The take-aways from this conference were:
- Micro-services are big. It’s not just SOA in a different guise (which was really about RPC with giant XML SOAP messages) but rather URIs and message passing or JSON data structures. Virtually every talk on distributed architecture or resilience talked about how to break a monolithic application into individual services which could be developed, deployed and monitored individually.
- Agile companies are deploying components many times per day. This isn’t limited to small organisations; this happens at internet-scale companies that are serving hundreds of thousands of requests per second, including financial companies. The key to this is removal of process and pontification and replacing it with automation so easy that a new employee can deploy to production before lunch on their first day.
- Failure happens. Failing to plan for failure happening is to plan for failure. Any system that is based on a monolithic application or runs in a single instance is both non-scalable and non-fault tolerant by design. The same set of benefits that come from scaling also comes from failure planning. Testing this by destroying instances in production is an extreme way of demonstrating that the system will work in the case of failure, but it gives monitoring and processes practice for when unexpected events can occur.
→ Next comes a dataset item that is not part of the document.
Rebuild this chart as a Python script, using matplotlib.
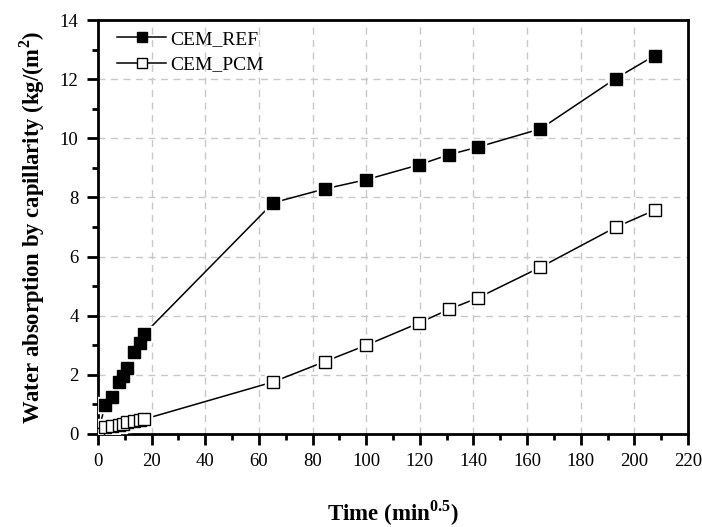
#!/usr/bin/env python3
"""Capillary water absorption of CEM_REF and CEM_PCM vs square root of time."""

import matplotlib
matplotlib.use("Agg")
import matplotlib.pyplot as plt
from matplotlib.ticker import MultipleLocator

plt.rcParams["font.family"] = ["Liberation Serif", "DejaVu Serif"]
plt.rcParams["mathtext.fontset"] = "custom"
plt.rcParams["mathtext.rm"] = "Liberation Serif"
plt.rcParams["mathtext.bf"] = "Liberation Serif:bold"

time_ref = [0, 2.6, 5.1, 7.8, 9.4, 10.9, 13.4, 15.5, 17.2,
            65.3, 84.6, 100.0, 119.6, 131.0, 141.6, 165.0, 193.0, 207.6]
absorp_ref = [0, 0.98, 1.26, 1.77, 1.96, 2.24, 2.78, 3.08, 3.38,
              7.82, 8.29, 8.6, 9.1, 9.45, 9.7, 10.32, 12.02, 12.8]

time_pcm = time_ref
absorp_pcm = [0, 0.22, 0.26, 0.3, 0.34, 0.4, 0.44, 0.46, 0.5,
              1.76, 2.45, 3.0, 3.75, 4.22, 4.6, 5.64, 6.99, 7.57]

fig = plt.figure(figsize=(7.02, 5.27), dpi=100)
ax = fig.add_axes([0.1396, 0.1765, 0.8404, 0.7855])

series = [
    ("CEM_REF", time_ref, absorp_ref, "black"),
    ("CEM_PCM", time_pcm, absorp_pcm, "white"),
]
for name, xs, ys, face in series:
    ax.plot(xs, ys, color="black", lw=1.1, zorder=3)
    # white halo so the line stops short of each marker
    ax.plot(xs, ys, ls="none", marker="s", ms=11, mfc="white", mec="white",
            zorder=4)
    ax.plot(xs, ys, ls="none", marker="s", ms=8, mfc=face, mec="black",
            mew=1.0, zorder=5)

# legend proxies: line - marker - line
for name, xs, ys, face in series:
    ax.plot([], [], color="black", lw=1.1, marker="s", ms=7, mfc=face,
            mec="black", label=name)
leg = ax.legend(loc="upper left", frameon=False, fontsize=14,
                handlelength=2.5, handletextpad=0.2, labelspacing=0.4,
                borderaxespad=0.6, bbox_to_anchor=(0.0, 1.022))

ax.set_xlim(0, 220)
ax.set_ylim(0, 14)
ax.xaxis.set_major_locator(MultipleLocator(20))
ax.xaxis.set_minor_locator(MultipleLocator(10))
ax.yaxis.set_major_locator(MultipleLocator(2))
ax.yaxis.set_minor_locator(MultipleLocator(1))

ax.grid(True, which="major", color="#c8c8c8", linestyle=(0, (5, 4)), lw=1.0,
        zorder=0)
for side in ("left", "bottom", "right", "top"):
    ax.spines[side].set_linewidth(2.0)
ax.tick_params(which="major", direction="out", length=8, width=2,
               labelsize=13.5, pad=6)
ax.tick_params(which="minor", direction="out", length=4.5, width=2)

ax.set_xlabel(r"Time (min$^{\mathbf{0.5}}$)", fontsize=16.5, fontweight="bold",
              labelpad=20)
ax.set_ylabel(r"Water absorption by capillarity (kg/(m$^{\mathbf{2}}$)",
              fontsize=16.3, fontweight="bold", labelpad=9)

fig.savefig("out.png", dpi=100)
print("wrote out.png")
- The GPL is effectively dead for corporate sponsored open-source projects. All of the firms that had created code for their needs or exposed it for others to use were licensed under permissive licenses such as Apache, MIT, BSD or EPL. In fact, the only GPL licensed software at the talk was OpenJDK, and even that didn’t get a mention by name but under the Java 8 moniker. The only place the GPL is being used by companies is when they actively want to be anti-corporate and are selling subscription support services to large organisations.
Of course QCon London has many tracks, and I only covered a few of them in my write-ups. The videos of the conference will be made available from www.infoq.com (whom I write for) over the next few months. Most of the presentations have been recorded, and the slides should be available from the qconlondon.com website.